> EXERCISE TASK
Every line of the listing must be reproduced as it stands. Leave the images behind.

> COLLECTED MATERIAL
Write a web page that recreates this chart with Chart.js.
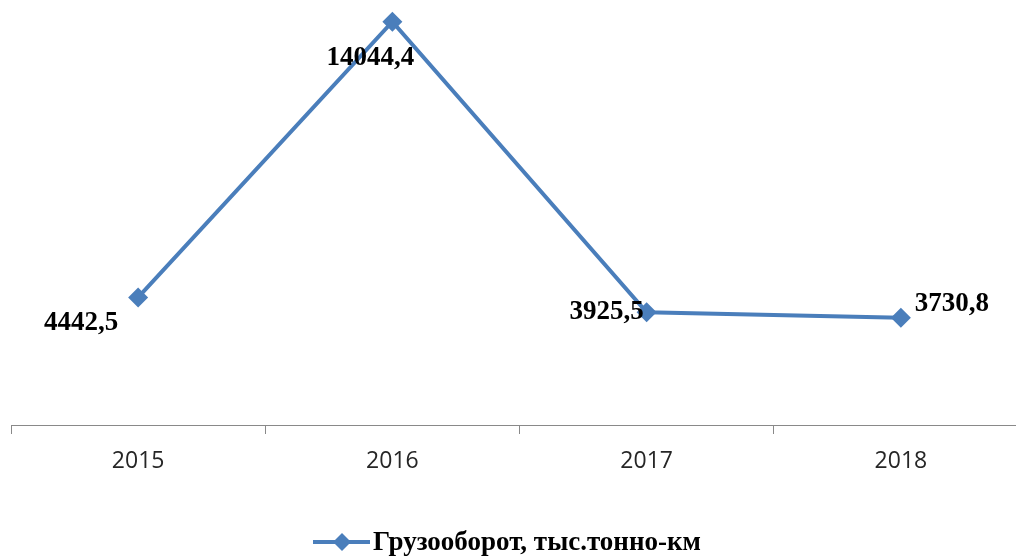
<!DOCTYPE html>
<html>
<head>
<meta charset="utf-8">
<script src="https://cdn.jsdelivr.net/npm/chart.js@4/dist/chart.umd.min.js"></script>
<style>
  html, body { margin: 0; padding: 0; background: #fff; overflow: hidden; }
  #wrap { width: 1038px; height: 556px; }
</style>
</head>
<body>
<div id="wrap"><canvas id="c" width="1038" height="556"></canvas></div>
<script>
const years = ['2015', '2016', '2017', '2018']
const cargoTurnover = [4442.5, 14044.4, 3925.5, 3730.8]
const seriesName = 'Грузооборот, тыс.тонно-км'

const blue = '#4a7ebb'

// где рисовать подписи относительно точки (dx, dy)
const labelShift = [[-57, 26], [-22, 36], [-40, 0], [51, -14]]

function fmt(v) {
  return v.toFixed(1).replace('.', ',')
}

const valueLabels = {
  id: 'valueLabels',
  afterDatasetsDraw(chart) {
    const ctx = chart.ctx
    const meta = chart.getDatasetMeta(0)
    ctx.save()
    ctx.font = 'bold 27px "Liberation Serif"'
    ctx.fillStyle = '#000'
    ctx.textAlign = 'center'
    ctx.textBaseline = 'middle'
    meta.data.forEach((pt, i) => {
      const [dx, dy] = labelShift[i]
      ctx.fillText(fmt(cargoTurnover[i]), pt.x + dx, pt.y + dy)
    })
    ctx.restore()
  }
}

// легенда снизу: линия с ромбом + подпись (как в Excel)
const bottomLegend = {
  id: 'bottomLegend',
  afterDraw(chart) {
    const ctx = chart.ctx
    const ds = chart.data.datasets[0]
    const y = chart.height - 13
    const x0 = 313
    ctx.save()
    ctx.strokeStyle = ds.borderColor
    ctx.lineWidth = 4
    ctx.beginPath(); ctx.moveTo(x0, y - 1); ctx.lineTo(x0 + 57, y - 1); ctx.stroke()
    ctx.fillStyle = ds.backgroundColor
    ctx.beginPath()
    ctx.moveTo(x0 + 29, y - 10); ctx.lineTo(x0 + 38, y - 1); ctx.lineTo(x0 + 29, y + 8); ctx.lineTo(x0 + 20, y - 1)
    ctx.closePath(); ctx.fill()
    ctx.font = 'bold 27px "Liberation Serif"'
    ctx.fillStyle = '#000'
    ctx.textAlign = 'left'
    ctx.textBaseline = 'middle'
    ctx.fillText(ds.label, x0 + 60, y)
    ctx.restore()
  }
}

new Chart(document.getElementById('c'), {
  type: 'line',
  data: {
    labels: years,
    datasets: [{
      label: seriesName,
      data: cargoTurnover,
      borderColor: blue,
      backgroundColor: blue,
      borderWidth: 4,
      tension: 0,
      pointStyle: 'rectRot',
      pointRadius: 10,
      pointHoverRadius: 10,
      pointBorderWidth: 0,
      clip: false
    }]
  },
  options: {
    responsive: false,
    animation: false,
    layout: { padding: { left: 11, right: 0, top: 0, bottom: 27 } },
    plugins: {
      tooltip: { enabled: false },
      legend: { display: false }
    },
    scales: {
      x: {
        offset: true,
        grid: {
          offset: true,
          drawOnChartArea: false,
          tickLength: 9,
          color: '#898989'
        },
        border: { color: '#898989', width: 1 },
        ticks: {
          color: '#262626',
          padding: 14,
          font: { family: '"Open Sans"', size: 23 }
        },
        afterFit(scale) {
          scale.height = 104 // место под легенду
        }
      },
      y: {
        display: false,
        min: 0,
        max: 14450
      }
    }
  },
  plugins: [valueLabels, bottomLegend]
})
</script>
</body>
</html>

> SOLUTION FOR THIS PROBLEM
Write a web page that recreates this chart with Chart.js.
<!DOCTYPE html>
<html>
<head>
<meta charset="utf-8">
<script src="https://cdn.jsdelivr.net/npm/chart.js@4/dist/chart.umd.min.js"></script>
<style>
  html, body { margin: 0; padding: 0; background: #fff; overflow: hidden; }
  #wrap { width: 1038px; height: 556px; }
</style>
</head>
<body>
<div id="wrap"><canvas id="c" width="1038" height="556"></canvas></div>
<script>
const years = ['2015', '2016', '2017', '2018']
const cargoTurnover = [4442.5, 14044.4, 3925.5, 3730.8]
const seriesName = 'Грузооборот, тыс.тонно-км'

const blue = '#4a7ebb'

// где рисовать подписи относительно точки (dx, dy)
const labelShift = [[-57, 26], [-22, 36], [-40, 0], [51, -14]]

function fmt(v) {
  return v.toFixed(1).replace('.', ',')
}

const valueLabels = {
  id: 'valueLabels',
  afterDatasetsDraw(chart) {
    const ctx = chart.ctx
    const meta = chart.getDatasetMeta(0)
    ctx.save()
    ctx.font = 'bold 27px "Liberation Serif"'
    ctx.fillStyle = '#000'
    ctx.textAlign = 'center'
    ctx.textBaseline = 'middle'
    meta.data.forEach((pt, i) => {
      const [dx, dy] = labelShift[i]
      ctx.fillText(fmt(cargoTurnover[i]), pt.x + dx, pt.y + dy)
    })
    ctx.restore()
  }
}

// легенда снизу: линия с ромбом + подпись (как в Excel)
const bottomLegend = {
  id: 'bottomLegend',
  afterDraw(chart) {
    const ctx = chart.ctx
    const ds = chart.data.datasets[0]
    const y = chart.height - 13
    const x0 = 313
    ctx.save()
    ctx.strokeStyle = ds.borderColor
    ctx.lineWidth = 4
    ctx.beginPath(); ctx.moveTo(x0, y - 1); ctx.lineTo(x0 + 57, y - 1); ctx.stroke()
    ctx.fillStyle = ds.backgroundColor
    ctx.beginPath()
    ctx.moveTo(x0 + 29, y - 10); ctx.lineTo(x0 + 38, y - 1); ctx.lineTo(x0 + 29, y + 8); ctx.lineTo(x0 + 20, y - 1)
    ctx.closePath(); ctx.fill()
    ctx.font = 'bold 27px "Liberation Serif"'
    ctx.fillStyle = '#000'
    ctx.textAlign = 'left'
    ctx.textBaseline = 'middle'
    ctx.fillText(ds.label, x0 + 60, y)
    ctx.restore()
  }
}

new Chart(document.getElementById('c'), {
  type: 'line',
  data: {
    labels: years,
    datasets: [{
      label: seriesName,
      data: cargoTurnover,
      borderColor: blue,
      backgroundColor: blue,
      borderWidth: 4,
      tension: 0,
      pointStyle: 'rectRot',
      pointRadius: 10,
      pointHoverRadius: 10,
      pointBorderWidth: 0,
      clip: false
    }]
  },
  options: {
    responsive: false,
    animation: false,
    layout: { padding: { left: 11, right: 0, top: 0, bottom: 27 } },
    plugins: {
      tooltip: { enabled: false },
      legend: { display: false }
    },
    scales: {
      x: {
        offset: true,
        grid: {
          offset: true,
          drawOnChartArea: false,
          tickLength: 9,
          color: '#898989'
        },
        border: { color: '#898989', width: 1 },
        ticks: {
          color: '#262626',
          padding: 14,
          font: { family: '"Open Sans"', size: 23 }
        },
        afterFit(scale) {
          scale.height = 104 // место под легенду
        }
      },
      y: {
        display: false,
        min: 0,
        max: 14450
      }
    }
  },
  plugins: [valueLabels, bottomLegend]
})
</script>
</body>
</html>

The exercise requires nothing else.